Let's take a small example to illustrate the solution approach using the provided problem content. Consider the string s = "abab".

Following the steps of the depth-first search (DFS) and backtracking algorithm:

  1. We begin with an empty set vis for maintaining unique substrings and a variable ans initialized to 1.
  2. We start the DFS by calling dfs(0, 0), signifying that we start from the beginning of the string and currently have 0 unique substrings.

First, consider i = 0:

  • We take the substring s[0:1] which is "a" and since it's not in vis, we add it to vis and call dfs(1, 1).

    For the recursive call dfs(1, 1):

    • Now i = 1; we take s[1:2] which is "b", add it to vis, and call dfs(2, 2).

      For the recursive call dfs(2, 2):

      • i = 2; we can't choose "a" again (as s[2:3]) because it is already in vis. Hence, we move to s[2:4], which is "ab", add it to vis, and call dfs(4, 3).

        For the recursive call dfs(4, 3):

        • i = 4; we have reached the end of the string.
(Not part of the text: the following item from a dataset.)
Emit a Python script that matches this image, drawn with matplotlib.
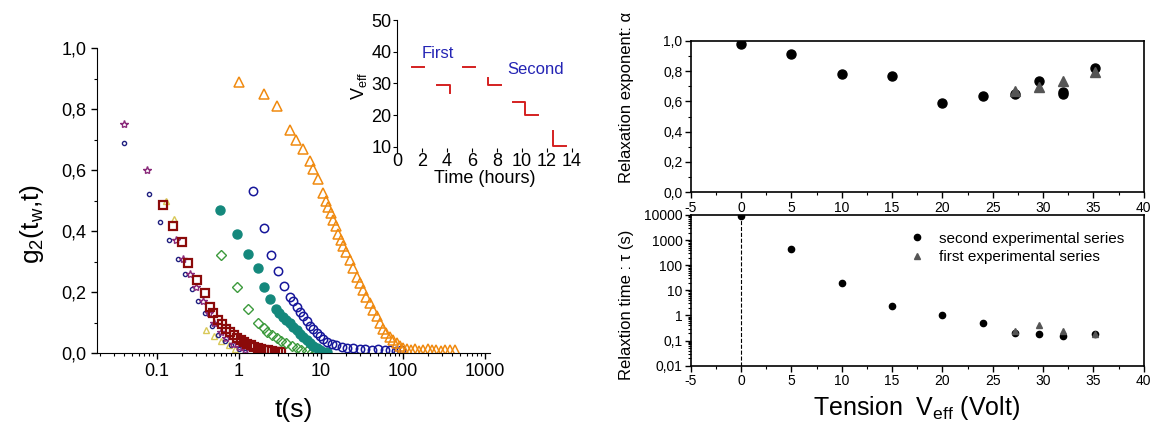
import numpy as np
import matplotlib
matplotlib.use("Agg")
import matplotlib.pyplot as plt
from matplotlib.ticker import FuncFormatter, MultipleLocator, FixedLocator, LogLocator, NullFormatter

plt.rcParams['font.family'] = ['Liberation Sans', 'DejaVu Sans']
plt.rcParams['mathtext.default'] = 'regular'
plt.rcParams['axes.unicode_minus'] = False

# ---- left panel: g2(tw, t) correlation curves ----
t_orange = [1.0, 2.0, 2.9, 4.2, 5.0, 6.1, 7.3, 8.1, 9.3, 10.7, 11.5, 12.3, 13.2, 14.1, 15.2,
            16.3, 17.5, 18.7, 20.5, 22.6, 24.8, 27.2, 30.0, 32.8, 36.0, 39.7, 43.5, 47.9, 52.5,
            57.6, 63.0, 69.5, 76.0, 83.7, 92, 101, 112, 125, 140, 158, 178, 200, 225, 255, 290,
            330, 380, 430]
g_orange = [0.89, 0.85, 0.81, 0.73, 0.70, 0.67, 0.63, 0.605, 0.57, 0.525, 0.50, 0.48, 0.46, 0.435,
            0.415, 0.39, 0.37, 0.35, 0.33, 0.305, 0.28, 0.25, 0.23, 0.207, 0.185, 0.163, 0.14, 0.12,
            0.10, 0.08, 0.065, 0.053, 0.042, 0.032, 0.022, 0.015, 0.012, 0.010, 0.012, 0.008, 0.010,
            0.012, 0.009, 0.011, 0.008, 0.010, 0.009, 0.010]

t_navy = [1.5, 2.0, 2.45, 3.0, 3.6, 4.2, 4.6, 5.05, 5.5, 6.1, 6.7, 7.3, 8.0, 8.85, 9.7, 10.7, 12,
          13.5, 15.5, 18, 21, 25, 30, 35, 42, 50, 60, 70, 82, 95]
g_navy = [0.53, 0.41, 0.32, 0.27, 0.22, 0.185, 0.17, 0.152, 0.135, 0.12, 0.105, 0.09, 0.078, 0.067,
          0.055, 0.045, 0.036, 0.03, 0.025, 0.02, 0.017, 0.015, 0.012, 0.014, 0.01, 0.012, 0.009,
          0.011, 0.008, 0.01]

t_teal = [0.59, 0.95, 1.3, 1.7, 2.05, 2.4, 2.85, 3.1, 3.45, 3.8, 4.2, 4.6, 5.05, 5.5, 6.1, 6.7,
          7.35, 8.1, 8.85, 9.7, 10.7, 11.8]
g_teal = [0.47, 0.39, 0.325, 0.28, 0.215, 0.178, 0.145, 0.13, 0.119, 0.108, 0.097, 0.086, 0.075,
          0.064, 0.053, 0.042, 0.032, 0.023, 0.015, 0.009, 0.004, 0.002]

t_green = [0.6, 0.94, 1.3, 1.72, 2.0, 2.2, 2.5, 2.9, 3.3, 3.8, 4.4, 5.05, 5.8, 6.7, 7.7, 8.85]
g_green = [0.32, 0.215, 0.143, 0.097, 0.082, 0.07, 0.058, 0.048, 0.04, 0.032, 0.023, 0.015, 0.011,
           0.007, 0.004, 0.002]

t_red = [0.12, 0.158, 0.2, 0.24, 0.305, 0.385, 0.44, 0.49, 0.56, 0.62, 0.7, 0.78, 0.86, 0.95, 1.05,
         1.15, 1.27, 1.4, 1.55, 1.7, 1.88, 2.05, 2.25, 2.5, 2.75, 3.0, 3.3]
g_red = [0.485, 0.415, 0.365, 0.295, 0.24, 0.196, 0.15, 0.13, 0.11, 0.095, 0.08, 0.07, 0.06, 0.05,
         0.043, 0.036, 0.03, 0.025, 0.02, 0.017, 0.014, 0.011, 0.009, 0.007, 0.005, 0.004, 0.002]

t_purple = [0.04, 0.075, 0.17, 0.21, 0.25, 0.3, 0.36, 0.43, 0.5, 0.6, 0.7, 0.85, 1.0, 1.2]
g_purple = [0.75, 0.60, 0.37, 0.31, 0.26, 0.215, 0.17, 0.13, 0.10, 0.07, 0.05, 0.03, 0.02, 0.01]

t_dots = [0.04, 0.08, 0.11, 0.14, 0.18, 0.22, 0.27, 0.32, 0.39, 0.47, 0.56, 0.67, 0.8, 1.0, 1.2]
g_dots = [0.69, 0.52, 0.43, 0.37, 0.31, 0.26, 0.21, 0.17, 0.13, 0.09, 0.06, 0.04, 0.025, 0.012, 0.005]

t_yellow = [0.13, 0.16, 0.4, 0.5, 0.6, 0.75, 0.9]
g_yellow = [0.50, 0.44, 0.075, 0.055, 0.04, 0.025, 0.012]

# inset: applied voltage steps vs time
step_t = [[1.2, 2.2], [3.2, 4.2, 4.2], [5.25, 6.25], [7.25, 7.25, 8.3],
          [9.3, 10.25, 10.25, 11.3], [12.45, 12.45, 13.5]]
step_v = [[35.3, 35.3], [29.5, 29.5, 27.1], [35.3, 35.3], [31.8, 29.5, 29.5],
          [24.0, 24.0, 20.1, 20.1], [15.1, 10.1, 10.1]]

# ---- right panels ----
v_second = [0, 5, 10, 15, 20, 24, 27.2, 29.6, 32, 32, 35.2]
alpha_second = [0.978, 0.91, 0.778, 0.77, 0.59, 0.637, 0.648, 0.734, 0.648, 0.664, 0.822]
v_first = [27.2, 29.6, 32, 35.2]
alpha_first = [0.668, 0.697, 0.734, 0.792]

tv_second = [0, 5, 10, 15, 20, 24, 27.2, 29.6, 32, 35.2]
tau_second = [9000, 440, 19, 2.37, 1.07, 0.48, 0.20, 0.18, 0.158, 0.18]
tau_first = [0.23, 0.40, 0.24, 0.178]

fig = plt.figure(figsize=(11.52, 4.29), dpi=100)

comma1 = FuncFormatter(lambda v, p: f'{v:.1f}'.replace('.', ','))

# left main axes
ax = fig.add_axes([0.0842, 0.177, 0.341, 0.711])
ax.set_xscale('log')
ax.plot(t_yellow, g_yellow, '^', ms=5, mfc='none', mec='#d8c858', mew=1)
ax.plot(t_dots, g_dots, 'o', ms=3, mfc='none', mec='#202080', mew=1)
ax.plot(t_purple, g_purple, '*', ms=6, mfc='none', mec='#8a2a7a', mew=1)
ax.plot(t_red, g_red, 's', ms=6, mfc='none', mec='#8b0a0a', mew=1.6)
ax.plot(t_green, g_green, 'D', ms=5, mfc='none', mec='#3c9a3c', mew=1)
ax.plot(t_teal, g_teal, 'o', ms=6.5, mfc='#14887c', mec='#14887c')
ax.plot(t_navy, g_navy, 'o', ms=6, mfc='none', mec='#16169a', mew=1.1)
ax.plot(t_orange, g_orange, '^', ms=7.5, mfc='none', mec='#f08a10', mew=1.1)
ax.set_xlim(0.0186, 1150)
ax.set_ylim(0, 1.0)
ax.spines['top'].set_visible(False)
ax.spines['right'].set_visible(False)
ax.xaxis.set_major_locator(FixedLocator([0.1, 1, 10, 100, 1000]))
ax.xaxis.set_major_formatter(FuncFormatter(lambda v, p: f'{v:g}'))
ax.xaxis.set_minor_locator(LogLocator(base=10, subs=np.arange(2, 10)))
ax.xaxis.set_minor_formatter(NullFormatter())
ax.yaxis.set_major_locator(MultipleLocator(0.2))
ax.yaxis.set_minor_locator(MultipleLocator(0.1))
ax.yaxis.set_major_formatter(comma1)
ax.tick_params(which='major', length=4, width=1, labelsize=13)
ax.tick_params(which='minor', length=2.5, width=0.8)
fig.text(0.028, 0.478, 'g$_2$(t$_w$,t)', rotation=90, ha='center', va='center', fontsize=19)
fig.text(0.255, 0.044, 't(s)', ha='center', va='center', fontsize=19)

# inset
ins = fig.add_axes([0.3446, 0.646, 0.152, 0.307])
ins.patch.set_alpha(0)
for tt, vv in zip(step_t, step_v):
    ins.plot(tt, vv, color='#d42020', lw=1.4)
ins.set_xlim(0, 14)
ins.set_ylim(8.4, 50)
for s in ['top', 'right', 'bottom']:
    ins.spines[s].set_visible(False)
ins.set_xticks(range(0, 15, 2))
ins.set_yticks([10, 20, 30, 40, 50])
ins.tick_params(axis='both', length=3, labelsize=13, pad=1)
ins.tick_params(axis='x', direction='in')
ins.text(2.0, 39.6, 'First', color='#2424b4', fontsize=12, va='center', ha='left')
ins.text(8.8, 34.3, 'Second', color='#2424b4', fontsize=12, va='center', ha='left')
ins.set_xlabel('Time (hours)', fontsize=13, labelpad=0)
ins.set_ylabel('V$_{eff}$', fontsize=13, labelpad=2)

# right top: relaxation exponent
ax1 = fig.add_axes([0.5996, 0.5517, 0.3932, 0.3534])
ax1.plot(v_second, alpha_second, 'o', ms=6.5, color='black')
ax1.plot(v_first, alpha_first, '^', ms=7, color='#555555')
ax1.set_xlim(-5, 40)
ax1.set_ylim(0, 1.0)
ax1.xaxis.set_major_locator(MultipleLocator(5))
ax1.xaxis.set_minor_locator(MultipleLocator(2.5))
ax1.yaxis.set_major_locator(MultipleLocator(0.2))
ax1.yaxis.set_minor_locator(MultipleLocator(0.1))
ax1.yaxis.set_major_formatter(comma1)
ax1.tick_params(which='major', length=4, width=1, labelsize=10, pad=2)
ax1.tick_params(which='minor', length=2.5, width=0.8)
for s in ax1.spines.values():
    s.set_linewidth(1.2)
fig.text(0.544, 0.772, 'Relaxation exponent: α', rotation=90, ha='center', va='center', fontsize=12)

# right bottom: relaxation time
ax2 = fig.add_axes([0.5996, 0.1476, 0.3932, 0.3513])
ax2.axvline(0, ls='--', lw=0.8, color='black')
ax2.plot(tv_second, tau_second, 'o', ms=4.5, color='black', label='second experimental series')
ax2.plot(v_first, tau_first, '^', ms=5, color='#555555', label='first experimental series')
ax2.set_yscale('log')
ax2.set_xlim(-5, 40)
ax2.set_ylim(0.01, 10000)
ax2.xaxis.set_major_locator(MultipleLocator(5))
ax2.xaxis.set_minor_locator(MultipleLocator(2.5))
ax2.yaxis.set_major_locator(LogLocator(base=10, numticks=10))
ax2.yaxis.set_minor_locator(LogLocator(base=10, subs=np.arange(2, 10), numticks=20))
ax2.yaxis.set_minor_formatter(NullFormatter())
ax2.yaxis.set_major_formatter(FuncFormatter(lambda v, p: f'{v:g}'.replace('.', ',')))
ax2.tick_params(which='major', length=4, width=1, labelsize=10, pad=2)
ax2.tick_params(which='minor', length=2.5, width=0.8)
for s in ax2.spines.values():
    s.set_linewidth(1.2)
ax2.legend(loc='upper left', bbox_to_anchor=(0.45, 0.98), frameon=False, fontsize=11,
           handletextpad=0.8, labelspacing=0.3, handlelength=1.2)
fig.text(0.544, 0.29, 'Relaxtion time : τ (s)', rotation=90, ha='center', va='center', fontsize=12)
fig.text(0.796, 0.05, 'Tension  V$_{eff}$ (Volt)', ha='center', va='center', fontsize=18)

fig.savefig('out.png', dpi=100)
We compare and update ans with 3 which is greater than the initial value 1.
        • We backtrack and remove "ab" from vis.
        • The calls dfs(3, 3) and previous layers would not produce any further unique substrings, so we backtrack completely to the first call after "b" and s[1:2] is removed from vis.
    • Back in dfs(1, 1), we continue looking for substrings and try s[1:3] which is "ab". It's unique at this point, so we add it to vis and call dfs(3, 2).
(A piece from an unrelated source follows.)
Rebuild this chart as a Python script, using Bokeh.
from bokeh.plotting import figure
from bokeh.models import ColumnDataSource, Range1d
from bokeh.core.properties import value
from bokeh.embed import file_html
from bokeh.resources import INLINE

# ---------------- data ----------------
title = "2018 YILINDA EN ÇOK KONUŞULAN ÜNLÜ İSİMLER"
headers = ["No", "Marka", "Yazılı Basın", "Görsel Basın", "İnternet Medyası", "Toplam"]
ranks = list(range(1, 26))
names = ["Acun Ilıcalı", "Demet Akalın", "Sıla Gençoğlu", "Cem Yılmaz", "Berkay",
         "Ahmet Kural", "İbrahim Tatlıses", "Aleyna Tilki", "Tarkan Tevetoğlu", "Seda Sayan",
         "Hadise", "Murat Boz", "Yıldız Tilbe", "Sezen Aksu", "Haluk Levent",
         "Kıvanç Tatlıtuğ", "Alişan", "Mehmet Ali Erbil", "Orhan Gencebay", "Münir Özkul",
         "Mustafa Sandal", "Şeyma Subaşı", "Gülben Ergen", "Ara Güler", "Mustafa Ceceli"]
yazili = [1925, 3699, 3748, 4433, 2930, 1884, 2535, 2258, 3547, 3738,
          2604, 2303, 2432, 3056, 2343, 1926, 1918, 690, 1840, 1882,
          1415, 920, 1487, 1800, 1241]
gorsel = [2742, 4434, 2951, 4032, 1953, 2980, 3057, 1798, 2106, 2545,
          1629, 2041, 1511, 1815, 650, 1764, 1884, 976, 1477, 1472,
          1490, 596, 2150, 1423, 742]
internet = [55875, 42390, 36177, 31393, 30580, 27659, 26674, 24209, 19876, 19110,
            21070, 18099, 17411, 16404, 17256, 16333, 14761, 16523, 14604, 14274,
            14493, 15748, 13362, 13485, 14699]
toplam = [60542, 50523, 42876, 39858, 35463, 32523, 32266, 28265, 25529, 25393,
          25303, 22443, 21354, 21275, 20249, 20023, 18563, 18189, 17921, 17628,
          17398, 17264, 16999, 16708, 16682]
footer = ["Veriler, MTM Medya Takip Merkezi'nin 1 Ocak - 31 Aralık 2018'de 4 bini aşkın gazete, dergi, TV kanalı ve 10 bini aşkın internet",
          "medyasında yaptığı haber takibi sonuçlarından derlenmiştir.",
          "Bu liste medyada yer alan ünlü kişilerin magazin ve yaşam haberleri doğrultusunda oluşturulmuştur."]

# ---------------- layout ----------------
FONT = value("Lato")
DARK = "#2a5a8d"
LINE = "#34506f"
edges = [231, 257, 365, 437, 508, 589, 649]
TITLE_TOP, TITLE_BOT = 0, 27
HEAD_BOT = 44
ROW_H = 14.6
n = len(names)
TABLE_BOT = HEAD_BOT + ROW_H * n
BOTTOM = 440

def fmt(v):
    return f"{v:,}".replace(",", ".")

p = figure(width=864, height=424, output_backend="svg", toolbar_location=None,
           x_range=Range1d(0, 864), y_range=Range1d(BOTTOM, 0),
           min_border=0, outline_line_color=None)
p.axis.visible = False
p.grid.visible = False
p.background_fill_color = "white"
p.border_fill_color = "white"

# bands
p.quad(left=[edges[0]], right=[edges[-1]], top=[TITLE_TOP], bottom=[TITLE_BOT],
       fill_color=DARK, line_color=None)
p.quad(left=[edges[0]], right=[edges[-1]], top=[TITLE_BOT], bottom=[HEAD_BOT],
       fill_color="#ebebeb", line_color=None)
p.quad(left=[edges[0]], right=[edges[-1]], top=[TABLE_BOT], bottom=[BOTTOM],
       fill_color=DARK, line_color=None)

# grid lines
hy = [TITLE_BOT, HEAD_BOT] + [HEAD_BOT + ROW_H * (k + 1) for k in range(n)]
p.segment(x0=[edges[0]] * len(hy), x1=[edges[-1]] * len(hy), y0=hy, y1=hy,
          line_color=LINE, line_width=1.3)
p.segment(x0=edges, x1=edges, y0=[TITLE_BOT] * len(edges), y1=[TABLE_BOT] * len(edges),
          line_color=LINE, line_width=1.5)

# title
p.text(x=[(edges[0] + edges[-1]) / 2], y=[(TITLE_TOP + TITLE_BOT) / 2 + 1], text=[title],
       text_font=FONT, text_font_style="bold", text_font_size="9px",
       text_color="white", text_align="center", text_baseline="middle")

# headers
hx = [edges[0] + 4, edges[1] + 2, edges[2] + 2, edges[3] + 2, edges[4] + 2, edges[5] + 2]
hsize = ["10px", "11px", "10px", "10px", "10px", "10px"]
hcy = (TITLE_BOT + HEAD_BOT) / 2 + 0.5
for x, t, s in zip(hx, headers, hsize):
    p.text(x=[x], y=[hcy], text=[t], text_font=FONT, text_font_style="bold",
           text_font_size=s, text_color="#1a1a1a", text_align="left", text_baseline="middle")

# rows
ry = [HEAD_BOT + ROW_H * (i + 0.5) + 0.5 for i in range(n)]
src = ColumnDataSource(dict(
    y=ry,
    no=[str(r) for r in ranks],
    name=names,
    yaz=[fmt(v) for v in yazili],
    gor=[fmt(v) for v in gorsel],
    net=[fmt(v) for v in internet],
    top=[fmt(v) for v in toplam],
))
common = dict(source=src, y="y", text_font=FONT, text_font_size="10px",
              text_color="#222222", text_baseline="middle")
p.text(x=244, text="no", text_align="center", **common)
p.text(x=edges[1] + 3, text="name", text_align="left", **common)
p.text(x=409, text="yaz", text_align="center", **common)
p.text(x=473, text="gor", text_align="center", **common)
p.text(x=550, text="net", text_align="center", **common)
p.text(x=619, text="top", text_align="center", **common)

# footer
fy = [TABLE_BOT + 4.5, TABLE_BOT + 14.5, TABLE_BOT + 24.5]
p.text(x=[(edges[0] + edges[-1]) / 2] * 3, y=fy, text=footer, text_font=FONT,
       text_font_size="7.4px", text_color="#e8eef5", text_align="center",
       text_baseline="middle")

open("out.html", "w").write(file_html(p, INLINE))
      For the recursive call dfs(3, 2):

      • i = 3; we choose s[3:4] which is "b", add it to vis, and call dfs(4, 3).

        For the recursive call dfs(4, 3):

        • i = 4; we are at the end of the string. ans is again compared and updated if necessary, but it remains 3.

In each recursive call, after we reach the end, we backtrack by removing the last inserted substring from vis. This allows us to explore different combinations.

At the end of the DFS, ans will contain the value 3, which is the maximum number of non-empty, unique substrings that "abab" can be split into - these are "a", "b", and "ab".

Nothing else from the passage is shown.